Certainly. Out of the 1192 OpenAPI documents sampled, the following number had the following content type included at least once. Note that a content type is only counted once in an OpenAPI document, so even a doc with 10 occurrences of a content type still counts as 1.
application/json: 1073 (90%)
application/x-www-form-urlencoded: 96 (8%)
multipart/form-data: 76 (6%)
text/plain: 75 (6%)
*/*: 60 (5%)
application/xml: 49 (4%)
application/octet-stream: 39 (3%)
That's where I drew the line, the next content types were quickly dropping off, with types like text/html, application/yaml, text/csv, image/png, application/pdf, image/jpeg, all around 10 each. Then the long tail continued for a total of 492 content types.
Let me talk about each of the content types and why they deserve a special treatment:
application/json - the most important content type in REST services, with 90% clearly the most popular one by far
application/x-www-form-urlencoded, multipart/form-data, and application/xml - structured content types that the OpenAPI specification documents enough that, while we don't today, we could generate type-safe types for in the future, just like we do for JSON today
text/plain - commonly used to send unstructured text data, like logs, so deserves to be deserialized into the native Swift container: Swift.String
*/* - also explicitly called out in the OpenAPI specification, however we're still figuring out if/how we'd generate special code for it, but it's clearly popular; and its long name is not very nice (see below)
application/octet-stream - also specially called out in the OpenAPI specification as the default raw bytes content type; its long name also isn't super beginner-friendly, "octet stream" is the first term developers use when talking about raw data
That's in contrast to the content types I left under the line, like text/html, image/png, and application/pdf, which the OpenAPI specification doesn't document any structure for, so it's unlikely we'll ever try to introspect; instead, we'll continue to pass the raw bytes to the adopter's code to handle however they like.
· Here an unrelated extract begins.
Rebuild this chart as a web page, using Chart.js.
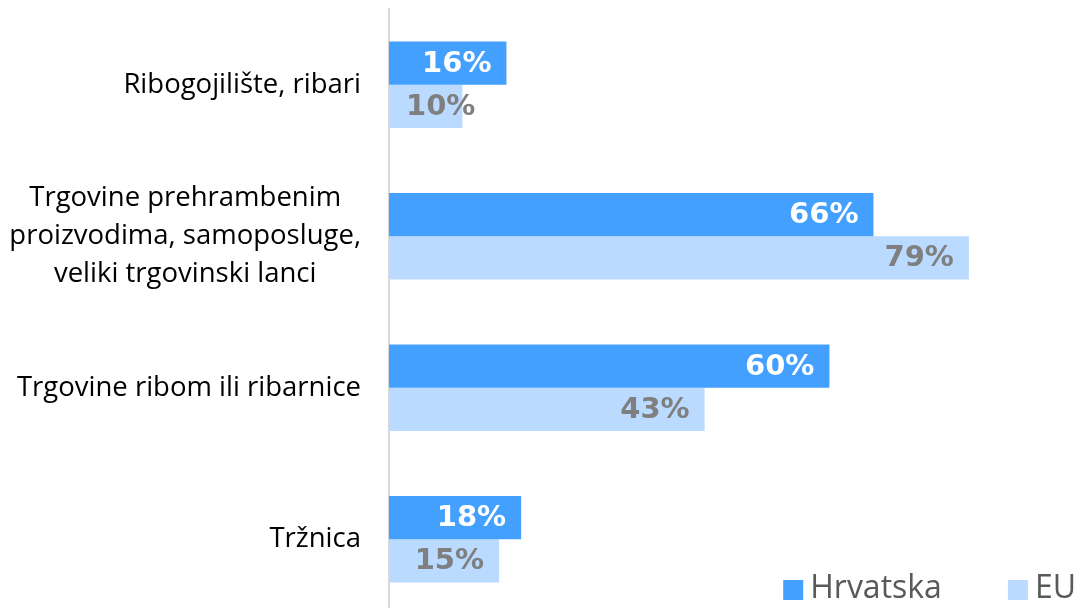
<!DOCTYPE html>
<html>
<head>
<meta charset="utf-8">
<script src="https://cdn.jsdelivr.net/npm/chart.js@4.4.0/dist/chart.umd.min.js"></script>
<style>
  html, body { margin: 0; padding: 0; background: #fff; overflow: hidden; }
  #wrap { width: 1079px; height: 616px; position: relative; }
</style>
</head>
<body>
<div id="wrap"><canvas id="chart"></canvas></div>
<script>
const categories = [
  "Ribogojilište, ribari",
  ["Trgovine prehrambenim", "proizvodima, samoposluge,", "veliki trgovinski lanci"],
  "Trgovine ribom ili ribarnice",
  "Tržnica",
];
const hrvatska = [16, 66, 60, 18];
const eu = [10, 79, 43, 15];

const FONT = "'Open Sans', sans-serif";

// category labels: block right-aligned to the axis, lines centred inside the block
const categoryLabels = {
  id: "categoryLabels",
  afterDraw(chart) {
    const ctx = chart.ctx;
    const scale = chart.scales.y;
    const right = scale.right - 28;
    const lh = 38;
    ctx.save();
    ctx.font = "27.5px " + FONT;
    ctx.fillStyle = "#000000";
    ctx.textAlign = "center";
    ctx.textBaseline = "middle";
    chart.data.labels.forEach((lab, i) => {
      const lines = Array.isArray(lab) ? lab : [lab];
      const blockW = Math.max(...lines.map((l) => ctx.measureText(l).width));
      const cx = right - blockW / 2;
      const cy = scale.getPixelForValue(i);
      lines.forEach((l, k) => {
        ctx.fillText(l, cx, cy + (k - (lines.length - 1) / 2) * lh);
      });
    });
    ctx.restore();
  },
};

// value labels: inside the bar end, never further left than the axis
const valueLabels = {
  id: "valueLabels",
  afterDatasetsDraw(chart) {
    const ctx = chart.ctx;
    const left = chart.chartArea.left;
    ctx.save();
    ctx.font = "bold 29px 'DejaVu Sans', sans-serif";
    ctx.textBaseline = "middle";
    ctx.textAlign = "left";
    chart.data.datasets.forEach((ds, i) => {
      const meta = chart.getDatasetMeta(i);
      meta.data.forEach((bar, j) => {
        const txt = ds.data[j] + "%";
        const w = ctx.measureText(txt).width;
        let x = bar.x - 15 - w;
        if (x < left + 17) x = left + 17;
        ctx.fillStyle = ds.labelColor;
        ctx.fillText(txt, x, bar.y + 1);
      });
    });
    ctx.restore();
  },
};

// legend drawn in the lower right corner, over the plot
const cornerLegend = {
  id: "cornerLegend",
  afterDraw(chart) {
    const ctx = chart.ctx;
    ctx.save();
    ctx.font = "32px " + FONT;
    ctx.textBaseline = "middle";
    ctx.textAlign = "left";
    const y = 589;
    let x = chart.width - 3;
    const items = chart.data.datasets.slice().reverse();
    items.forEach((ds) => {
      const w = ctx.measureText(ds.label).width;
      x -= w;
      ctx.fillStyle = "#595959";
      ctx.fillText(ds.label, x, y);
      x -= 7 + 20;
      ctx.fillStyle = ds.backgroundColor;
      ctx.fillRect(x, y - 9, 20, 20);
      x -= 66;
    });
    ctx.restore();
  },
};

new Chart(document.getElementById("chart"), {
  type: "bar",
  data: {
    labels: categories,
    datasets: [
      {
        label: "Hrvatska",
        data: hrvatska,
        backgroundColor: "#44a0ff",
        labelColor: "#ffffff",
        categoryPercentage: 0.57,
        barPercentage: 1.0,
      },
      {
        label: "EU",
        data: eu,
        backgroundColor: "#bbdaff",
        labelColor: "#7f7f7f",
        categoryPercentage: 0.57,
        barPercentage: 1.0,
      },
    ],
  },
  options: {
    indexAxis: "y",
    responsive: true,
    maintainAspectRatio: false,
    animation: false,
    layout: { padding: { top: 9, bottom: 1, right: 0, left: 0 } },
    plugins: {
      legend: { display: false },
      tooltip: { enabled: false },
    },
    scales: {
      x: {
        display: false,
        min: 0,
        max: 94,
      },
      y: {
        grid: { display: false, drawTicks: false },
        border: { display: true, color: "#d9d9d9", width: 2 },
        ticks: { display: false },
        afterFit(scale) {
          scale.width = 389;
          scale.paddingTop = 0;
          scale.paddingBottom = 0;
        },
      },
    },
  },
  plugins: [valueLabels, categoryLabels, cornerLegend],
});
</script>
</body>
</html>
So it seemed like a natural point to draw the line, as we only do the work of coming up with short names for 7/492 = ~1.4% of content types, but they still cover the vast majority of use cases.
That's a fair interpretation, but let me compare and contrast the two options we're deciding between here.
| Content type |
Proposed short name |
Long name |
application/json |
json |
application_sol_json |
application/x-www-form-urlencoded |
form |
application_sol_x_hyphen_www_hyphen_form_hyphen_urlencoded |
multipart/form-data |
multipart |
multipart_sol_form_hyphen_data |
text/plain |
text |
text_sol_plain |
*/* |
any |
_ast__sol__ast_ |
application/xml |
xml |
application_sol_xml |
application/octet-stream |
binary |
application_sol_octet_hyphen_stream |
I think the short names on the left actually represent the intent of the OpenAPI author better than the names on the right. In a world where content types were a closed set, we could come up with a short name for every content type, but since that's not the case, we have to draw a line somewhere between the frequently used content types that deserve pretty names, and all other content types, which we stringify using a scheme that results in as few conflicts as possible while still being readable (even if not pretty), recently updated in SOAR-0001.
If we don't use this split approach, we either would have to write short names for all content types, which we can't (as mentioned, it's an open set), or we don't write short names for any content types, which is more consistent, but I feel it'd be sacrificing readability and user ergonomics for little benefit, since the extra complexity of the short names is negligible. The split logic seems justified by the fact that 90%+ of adopters will see these identifiers all over their request/response bodies, and have to spell them by hand when sending requests and unwrapping received responses.
I do wish we could apply a simple rule one way or another, but alas I don't think that'd serve the adopters best.
That said, I'm more than happy to discuss where the line is drawn, and what the exact spelling of the short names should be. I came up with these very unscientifically, by just trying to pick the name I most commonly hear developers use when referring to these content types.
I'm particularly not very happy with form and any, so would like some ideas on those, the rest I think are okay; but again - feedback on any of them is very welcome.